Marcelo Cerullo '10

Marcelo Cerullo '10

Marcelo Cerullo '10

Position: Student

Field: Medicine

Thesis Title: “Coffee and Capital in Sao Paulo, 1850-1900” Awarded the Hoopes Prize

Graduated: 2010

I began my journey as a History concentrator in my sophomore year, taking just one class on early-modern Brazil. I had been convinced by a friend who was then a senior. Like many students, I did not know quite how to put together a course of study or plot a path to a profession in my post-graduate years. I chose to concentrate in History because I found the questions interesting, the methodology rigorous, and my potential compatriots ... well ... nice. Eight classes later, I wrote my thesis about the evolution of the coffee industry in southern Brazil in the late nineteenth century. I was interested in the way geography, politics, and global demand shaped the culture and industry of a particular region. I was interested in how the production and consumption of a thing changed a society. At each step, I was supported tremendously by faculty members whose interests ranged widely. Some were Medievalists turned anthropologists, others studied eastern Europe, others focused on the deep past. All were extraordinarily engaged in my progress as a writer and a scholar, and prodded and pushed me to think more critically and to write more clearly.

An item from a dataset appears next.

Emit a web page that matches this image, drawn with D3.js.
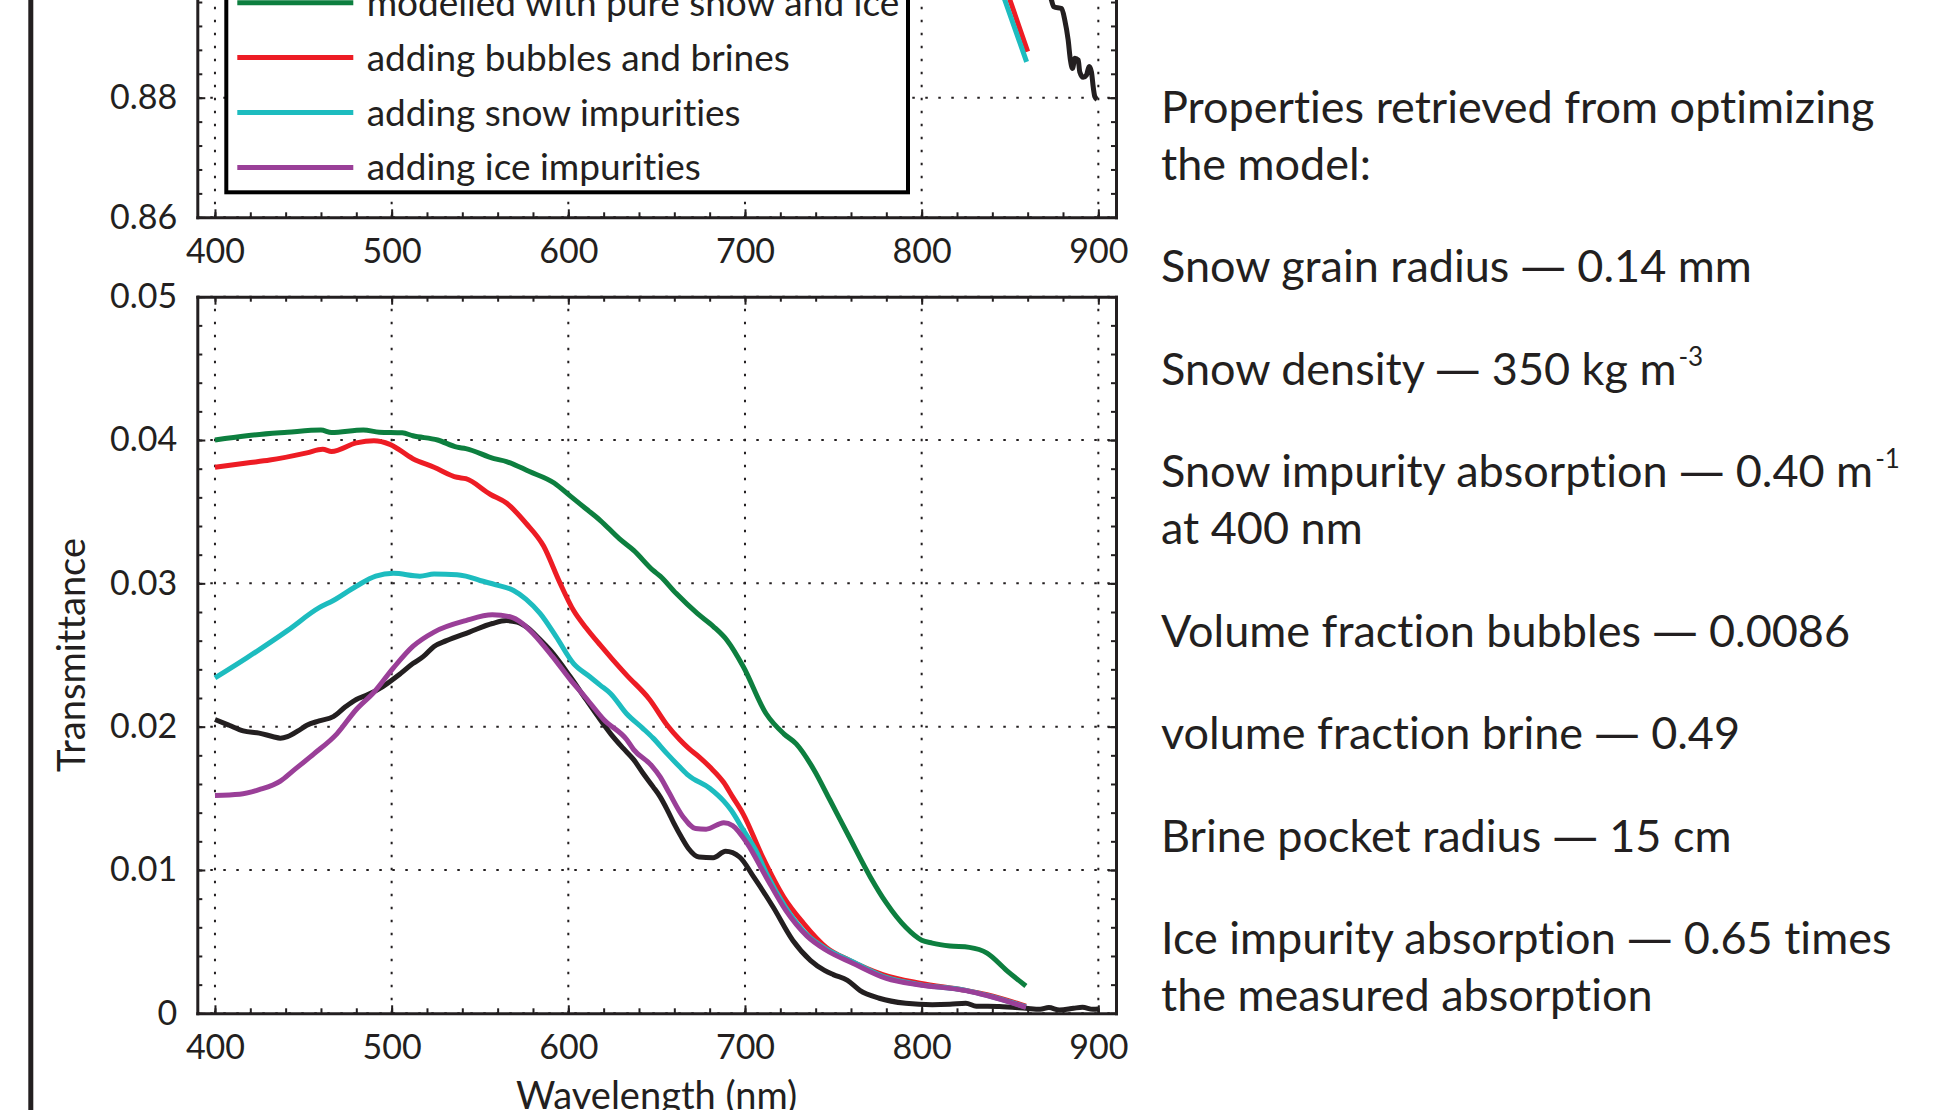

These skills were invaluable. After graduating, I found a job as a research assistant at the Institute for Health Policy at the Massachusetts General Hospital, and spent two years writing research grants and academic papers on topics ranging from ethics in genetic medicine, disparities in access to care, and patterns in the epidemiology of chronic illnesses. In the fall of 2012, I entered the Johns Hopkins School of Medicine as a member of the class of 2016. While I don't know what specialty I will pursue, or even where and with what patient population I'll end up working, the ability to sift through data, determine the veracity of sources, and to synthesize a narrative, was the product of an undergraduate curriculum that trained me to think, and these skills have been tremendously helpful both at my job, and certainly in medical school.